My sister, who lives in Germany, emails her report on her life to the whole extended family every fortnight. It started four years ago when she first moved there and has continued ever since. The submission may not be punctual, and it can be as long as two months before we hear anything, but we all look forward to reading about the seasonal changes, the antics of her kids, and the general behaviour of the Germans.
Today, one week after her last submission, she emailed another report, complaining that her husband has commented that her last report was boring. She went on to gripe about how how interesting can a housewife with two kids living in a small German village and married to a boring man be? All the interesting things that she wants to report, she has to self-censor for fear that her hubby would be unhappy/embarrassed/angry at her for telling the whole world (about him).
She is amazed that I have inspiration to blog on FB everyday. My sister may be happy to know we find her German life interesting to read, even the weather, especially Grandma, who gets the printed version from my aunt and would call me to talk about my sister’s report the following day.
Her report reminds me of the Korean drama Precious Family that had just ended it’s run last week. In the show, the patriarch of the family writes letter to his dead parents every night, reporting on the happenings of the day, his worry and pride for the children, his feeling about growing old, retirement and death, etc. Yet, in real life, he is a man of few words, preferring to let his wife do all the talking/griping/lamenting.
I don’t blog everyday. Neither do I look for inspiration to blog. I’m also just a housewife with three kids (one more to complain than her, worse, two are teenagers), an absentee husband, living in a hot and humid country with no seasons, albeit a more cosmopolitan city, but probably living a fuller life not centred around the family.
Blogging is the only writing I do regularly, something which I had always wanted to do for a profession but have not found the opportunity yet. I write because that’s the only way to improve. The lessons I learnt about writing is that I have to write regularly, about everyday mundane things if necessarily. Fortunately i have not resorted to that yet. I write whenever I feel an urge to tell something and there is no listening ears around. When there is nothing in my life to blog for the moment, I review. Restaurants, food, books, plays, events etc. Not that I have attended so many, but I try to fill my life just in case I need to. (Which reminds me, I have yet to review the show JUMP.) I quote my eighteen-year-old cousin WW, who once wrote on his FB status, "Not the amount of time you add to your life, but the amount of life you add to your time". Such wise words from a young man.

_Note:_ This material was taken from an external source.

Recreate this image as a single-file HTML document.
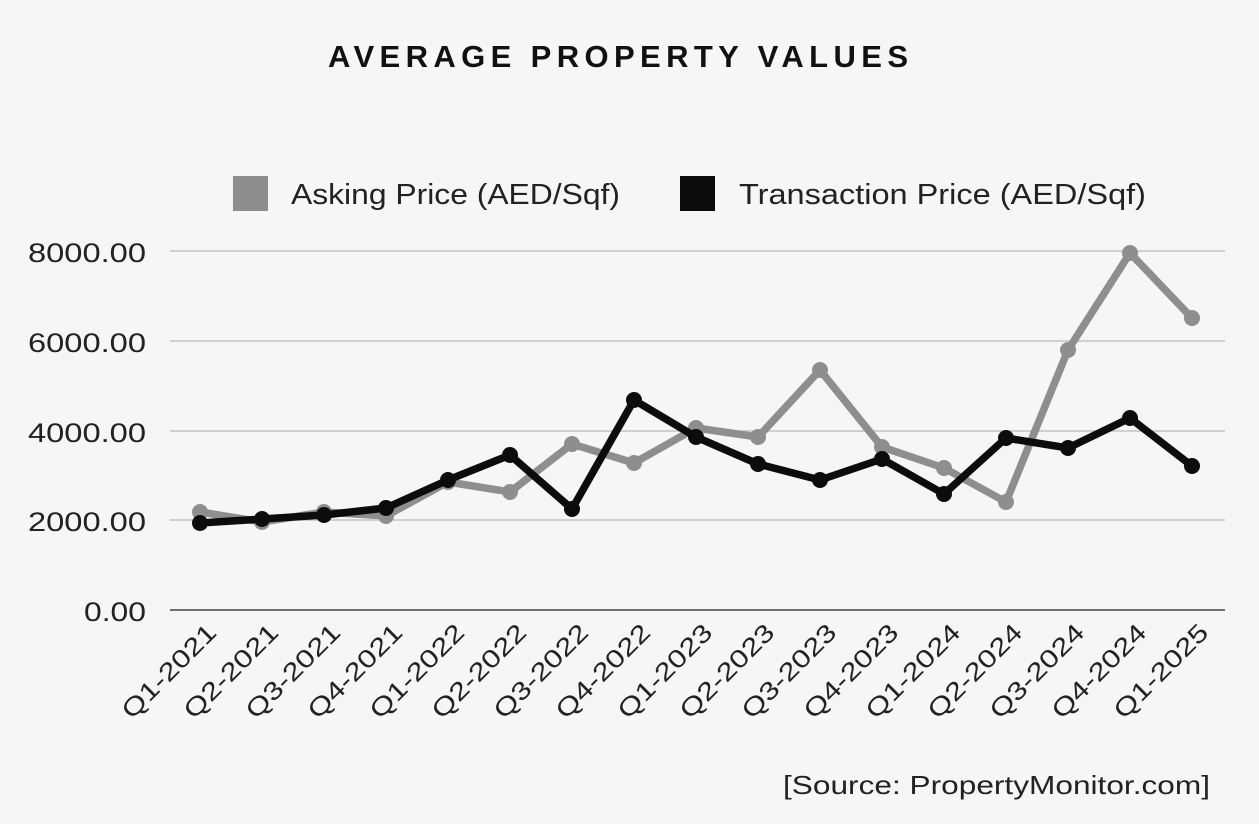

My blog is a good reminder on how much I’ve done so far. The other day, my son asked why we did not go for the Mizuno run. I can’t remember, but referring back to my blog on the last Mizuno Run reminded me of the bad organization and the reason why.
I wish my kids would write or blog too and have encouraged them to start reviewing whatever they find interesting, especially books. They each have a blog, but I think it’s been neglected.
Coincidentally, Aaron took home his results for the UNSW For English Writing yesterday and I was horrified that he failed. His class has four distinctions and one higher distinction. The topic was a TV or book review. How could he have done so badly? He couldn’t answer, but Mike could. He reminded us that that was probably the day Aaron had diarrhea and had to abort the test halfway when I took him home. I don’t know who was more relieved when we realised that was the day – Aaron or myself.
So, this is probably one of the mundane things I’m blogging about.